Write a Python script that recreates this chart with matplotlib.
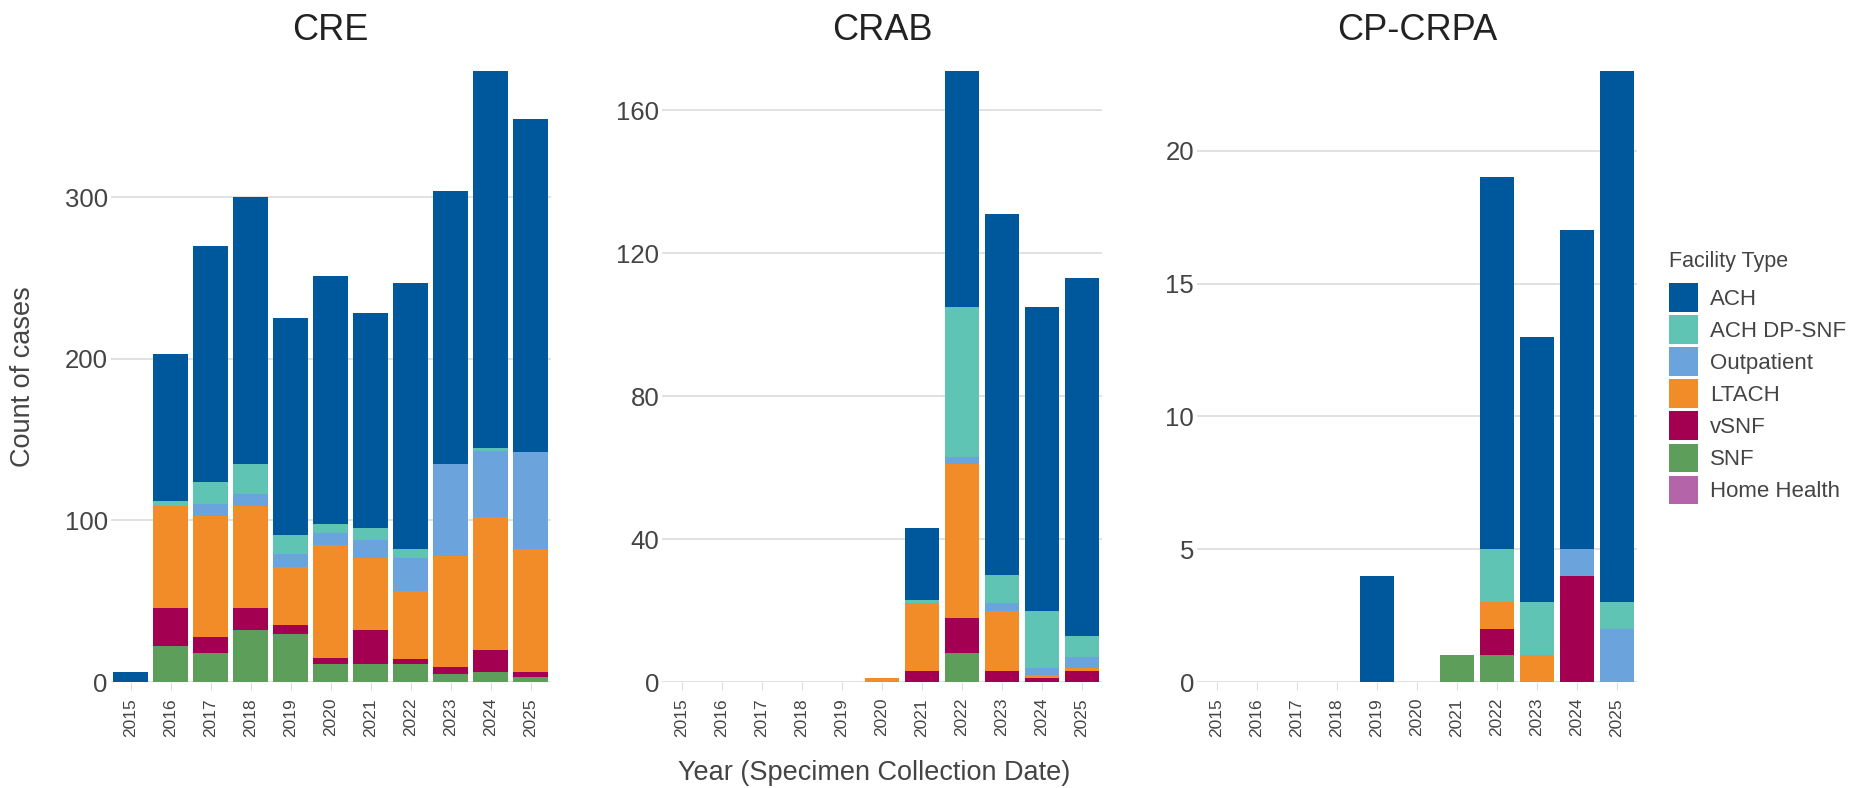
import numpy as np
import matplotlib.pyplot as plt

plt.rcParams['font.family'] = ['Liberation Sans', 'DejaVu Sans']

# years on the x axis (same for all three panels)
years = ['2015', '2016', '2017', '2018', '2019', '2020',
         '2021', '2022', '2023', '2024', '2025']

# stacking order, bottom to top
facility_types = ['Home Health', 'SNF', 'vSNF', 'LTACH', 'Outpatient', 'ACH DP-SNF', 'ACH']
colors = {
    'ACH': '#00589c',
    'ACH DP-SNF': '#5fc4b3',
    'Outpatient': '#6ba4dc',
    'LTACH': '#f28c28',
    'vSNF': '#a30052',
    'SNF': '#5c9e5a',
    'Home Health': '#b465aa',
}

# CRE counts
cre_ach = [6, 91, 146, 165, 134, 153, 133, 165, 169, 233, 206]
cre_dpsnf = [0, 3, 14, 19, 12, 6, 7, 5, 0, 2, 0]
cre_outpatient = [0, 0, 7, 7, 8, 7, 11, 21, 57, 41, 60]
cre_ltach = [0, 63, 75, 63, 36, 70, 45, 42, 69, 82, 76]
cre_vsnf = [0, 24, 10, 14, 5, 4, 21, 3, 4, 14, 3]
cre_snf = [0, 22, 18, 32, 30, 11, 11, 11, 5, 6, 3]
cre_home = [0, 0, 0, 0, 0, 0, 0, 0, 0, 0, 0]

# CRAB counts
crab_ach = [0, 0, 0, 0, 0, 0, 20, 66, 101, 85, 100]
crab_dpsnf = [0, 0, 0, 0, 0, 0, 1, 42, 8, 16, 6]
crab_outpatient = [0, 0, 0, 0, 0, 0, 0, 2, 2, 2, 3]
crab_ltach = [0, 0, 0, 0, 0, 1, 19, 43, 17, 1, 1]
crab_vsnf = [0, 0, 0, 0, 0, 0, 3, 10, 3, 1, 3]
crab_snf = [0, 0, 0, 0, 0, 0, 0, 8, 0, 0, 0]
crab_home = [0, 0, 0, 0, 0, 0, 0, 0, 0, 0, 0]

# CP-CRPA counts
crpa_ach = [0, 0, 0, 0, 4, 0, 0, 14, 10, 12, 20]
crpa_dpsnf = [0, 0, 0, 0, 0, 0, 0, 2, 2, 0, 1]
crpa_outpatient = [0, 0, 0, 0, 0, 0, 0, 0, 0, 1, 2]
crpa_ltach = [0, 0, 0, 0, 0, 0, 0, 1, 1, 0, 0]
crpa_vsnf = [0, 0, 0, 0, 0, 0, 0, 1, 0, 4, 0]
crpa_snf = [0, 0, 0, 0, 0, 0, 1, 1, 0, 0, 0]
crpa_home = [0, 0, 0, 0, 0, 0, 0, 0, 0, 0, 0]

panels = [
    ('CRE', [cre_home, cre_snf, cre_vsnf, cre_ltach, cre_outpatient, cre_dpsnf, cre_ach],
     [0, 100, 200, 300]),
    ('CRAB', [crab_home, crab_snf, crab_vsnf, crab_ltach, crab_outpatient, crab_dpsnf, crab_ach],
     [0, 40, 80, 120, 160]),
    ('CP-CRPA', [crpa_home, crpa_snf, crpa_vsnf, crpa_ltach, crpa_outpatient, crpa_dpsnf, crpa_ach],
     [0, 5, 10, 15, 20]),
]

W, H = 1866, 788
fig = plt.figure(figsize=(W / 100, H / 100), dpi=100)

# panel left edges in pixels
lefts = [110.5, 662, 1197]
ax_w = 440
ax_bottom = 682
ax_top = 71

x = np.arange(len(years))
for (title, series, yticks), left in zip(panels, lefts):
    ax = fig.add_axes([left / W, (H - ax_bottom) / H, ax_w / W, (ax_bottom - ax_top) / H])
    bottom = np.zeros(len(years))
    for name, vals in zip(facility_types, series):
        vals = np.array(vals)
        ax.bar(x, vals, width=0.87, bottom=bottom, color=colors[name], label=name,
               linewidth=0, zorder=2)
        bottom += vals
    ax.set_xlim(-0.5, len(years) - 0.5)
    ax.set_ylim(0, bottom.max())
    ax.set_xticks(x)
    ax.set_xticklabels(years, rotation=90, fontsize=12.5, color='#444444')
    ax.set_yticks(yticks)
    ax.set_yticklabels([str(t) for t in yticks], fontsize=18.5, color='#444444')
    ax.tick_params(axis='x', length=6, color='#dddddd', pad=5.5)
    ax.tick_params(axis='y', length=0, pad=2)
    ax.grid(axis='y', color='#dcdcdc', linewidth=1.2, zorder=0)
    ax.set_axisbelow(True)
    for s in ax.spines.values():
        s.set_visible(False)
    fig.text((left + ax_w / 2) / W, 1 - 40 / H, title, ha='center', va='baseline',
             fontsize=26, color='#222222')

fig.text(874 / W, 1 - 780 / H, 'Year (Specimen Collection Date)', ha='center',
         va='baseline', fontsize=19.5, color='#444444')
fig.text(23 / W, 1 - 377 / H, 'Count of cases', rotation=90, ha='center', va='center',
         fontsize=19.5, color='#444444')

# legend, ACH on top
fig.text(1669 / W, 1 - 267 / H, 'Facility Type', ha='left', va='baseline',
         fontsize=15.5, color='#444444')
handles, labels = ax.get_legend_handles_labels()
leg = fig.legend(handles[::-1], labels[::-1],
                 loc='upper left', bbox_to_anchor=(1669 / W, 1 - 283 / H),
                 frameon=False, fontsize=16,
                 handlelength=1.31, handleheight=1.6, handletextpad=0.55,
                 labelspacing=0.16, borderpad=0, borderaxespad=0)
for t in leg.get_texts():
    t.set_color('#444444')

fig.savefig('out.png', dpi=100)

--

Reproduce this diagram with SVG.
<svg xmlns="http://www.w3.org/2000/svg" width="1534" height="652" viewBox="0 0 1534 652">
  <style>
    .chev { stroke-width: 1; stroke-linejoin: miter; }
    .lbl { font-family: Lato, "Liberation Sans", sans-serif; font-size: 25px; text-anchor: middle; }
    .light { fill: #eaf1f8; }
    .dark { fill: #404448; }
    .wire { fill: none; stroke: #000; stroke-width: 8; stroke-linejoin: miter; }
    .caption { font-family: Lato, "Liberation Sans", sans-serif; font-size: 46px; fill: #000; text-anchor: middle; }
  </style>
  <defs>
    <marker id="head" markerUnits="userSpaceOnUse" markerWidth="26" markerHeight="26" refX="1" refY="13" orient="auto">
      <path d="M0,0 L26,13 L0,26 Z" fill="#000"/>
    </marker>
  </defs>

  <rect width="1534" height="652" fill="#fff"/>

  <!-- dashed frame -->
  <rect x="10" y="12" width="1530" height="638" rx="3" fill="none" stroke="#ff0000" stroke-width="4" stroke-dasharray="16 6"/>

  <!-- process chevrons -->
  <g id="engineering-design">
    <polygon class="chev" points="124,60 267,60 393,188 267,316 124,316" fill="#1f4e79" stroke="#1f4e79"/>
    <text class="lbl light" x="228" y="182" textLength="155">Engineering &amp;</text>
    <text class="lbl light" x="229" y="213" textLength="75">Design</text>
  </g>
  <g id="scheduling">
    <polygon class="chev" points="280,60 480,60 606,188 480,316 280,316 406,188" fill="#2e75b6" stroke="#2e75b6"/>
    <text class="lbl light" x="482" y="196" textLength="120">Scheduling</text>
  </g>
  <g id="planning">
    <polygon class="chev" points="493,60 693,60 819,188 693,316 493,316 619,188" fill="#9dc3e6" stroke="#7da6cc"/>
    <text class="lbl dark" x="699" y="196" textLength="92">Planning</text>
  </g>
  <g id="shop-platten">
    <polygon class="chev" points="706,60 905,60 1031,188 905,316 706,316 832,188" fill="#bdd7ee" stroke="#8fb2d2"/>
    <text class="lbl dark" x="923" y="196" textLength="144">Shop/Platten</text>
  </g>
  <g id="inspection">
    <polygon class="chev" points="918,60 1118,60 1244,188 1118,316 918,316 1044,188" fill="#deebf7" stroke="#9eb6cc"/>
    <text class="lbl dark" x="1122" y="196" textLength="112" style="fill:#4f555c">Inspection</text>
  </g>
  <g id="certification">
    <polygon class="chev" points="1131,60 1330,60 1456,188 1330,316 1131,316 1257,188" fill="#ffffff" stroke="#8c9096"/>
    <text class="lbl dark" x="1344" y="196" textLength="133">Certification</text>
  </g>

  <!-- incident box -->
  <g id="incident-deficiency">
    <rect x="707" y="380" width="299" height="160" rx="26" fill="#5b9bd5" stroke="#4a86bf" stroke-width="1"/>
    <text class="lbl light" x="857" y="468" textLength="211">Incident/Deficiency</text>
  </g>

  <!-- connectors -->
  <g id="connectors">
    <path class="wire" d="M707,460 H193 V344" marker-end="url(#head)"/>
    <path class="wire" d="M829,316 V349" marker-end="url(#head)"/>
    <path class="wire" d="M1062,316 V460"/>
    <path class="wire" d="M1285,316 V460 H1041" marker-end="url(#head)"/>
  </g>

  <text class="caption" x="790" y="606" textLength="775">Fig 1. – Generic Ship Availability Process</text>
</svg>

==

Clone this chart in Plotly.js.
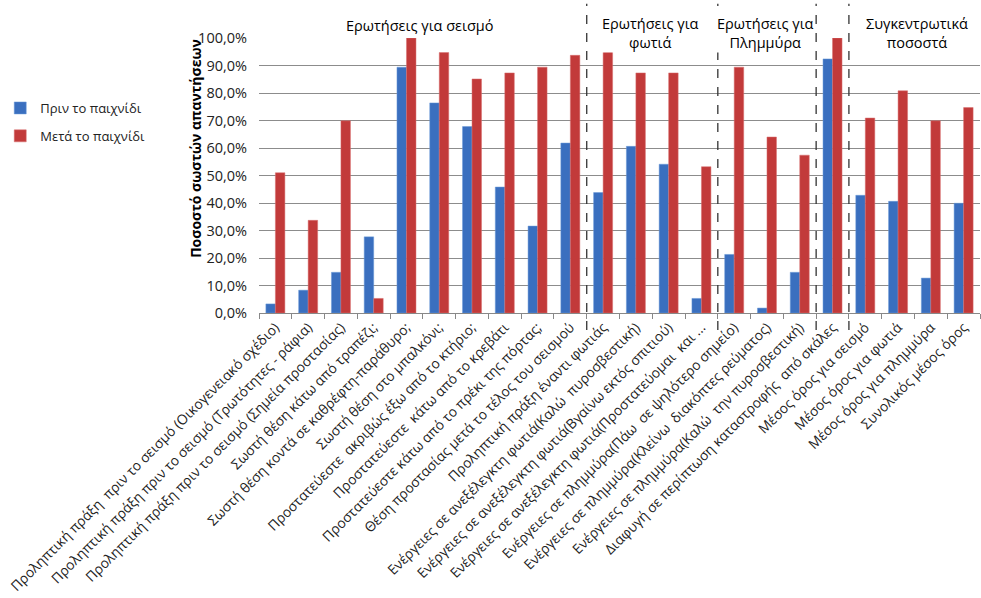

• [GOAL]: Set down, without pictures, the lines between the line holding "Write a Python" and the line holding "plt.rcParams['font.family'] = ['Liberation", both inclusive.

• [RESPONSE TO THIS EXERCISE]:
Write a Python script that recreates this chart with matplotlib.
import numpy as np
import matplotlib.pyplot as plt

plt.rcParams['font.family'] = ['Liberation Sans', 'DejaVu Sans']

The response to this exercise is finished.